Ces réunions, en présentant la diversité des approches maçonniques nous donnent l’occasion de préciser (2) le contenu initiatique de notre démarche. Elles sont aussi une préparation aux épreuves de l’Initiation.

Dans notre rite, (a) l’initiation est une épreuve assez physique et, sans renouer avec des pratiques d’un autre âge, la dimension symbolique des épreuves passe par un vécu dont le caractère concret est disons… « opératif ».

Le passage au Cabinet de Réflexion est propice à une longue méditation et Les épreuves initiatiques sont vécues sans édulcoration excessive…

Précisons bien sûr qu’il n’y a pas d’atteinte à l’intégrité physique ou morale des personnes.

Si cette description vous interroge le mieux est alors de solliciter les FF et SS  de nos ateliers ou, mieux encore, de venir nous visiter…

Dans nos loges, (b) nous insistons sur le rituel à l’ouverture et à la fermeture des travaux.

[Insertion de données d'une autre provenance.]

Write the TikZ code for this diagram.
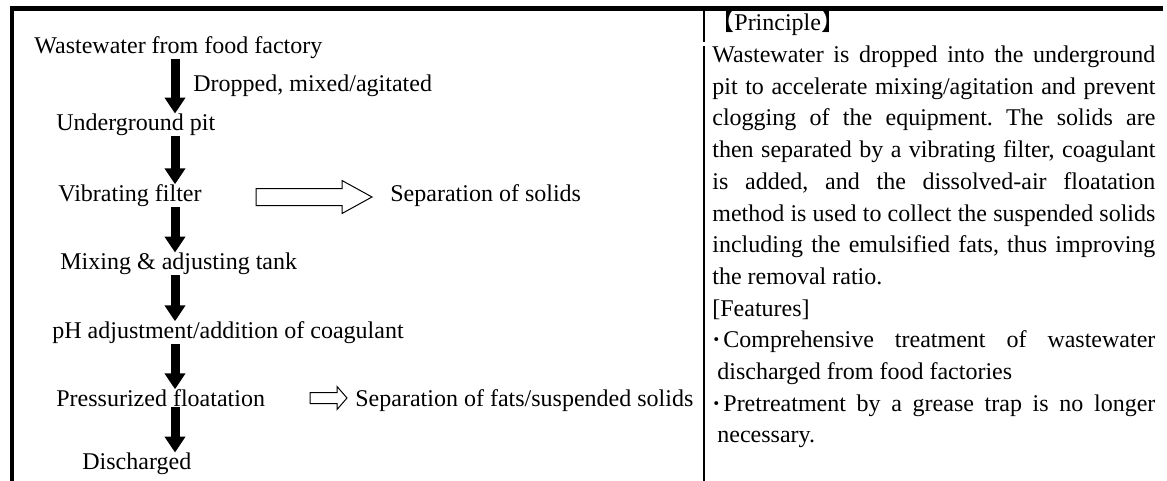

Là réside une part essentielle du travail et le temps consacré (environ 45’ pour l’ouverture complète en loge) en témoigne. L’appel au travail, très solennel, sur les parvis sonne le début du processus de rassemblement de ce qui est épars. La loge se constitue peu à peu, ses accès sont gardés, ses oeuvriers contrôlés, le tableau de loge physiquement recomposé, la lumière révélée. Les travaux reprennent force et vigueur… A minuit plein, le salaire reçu, nous nous retirons en gardiens des secrets des nombres et du trait et nous promettons par notre exemple de témoigner dans le monde profane des vérités acquises d’une lumière désormais voilée pour un temps…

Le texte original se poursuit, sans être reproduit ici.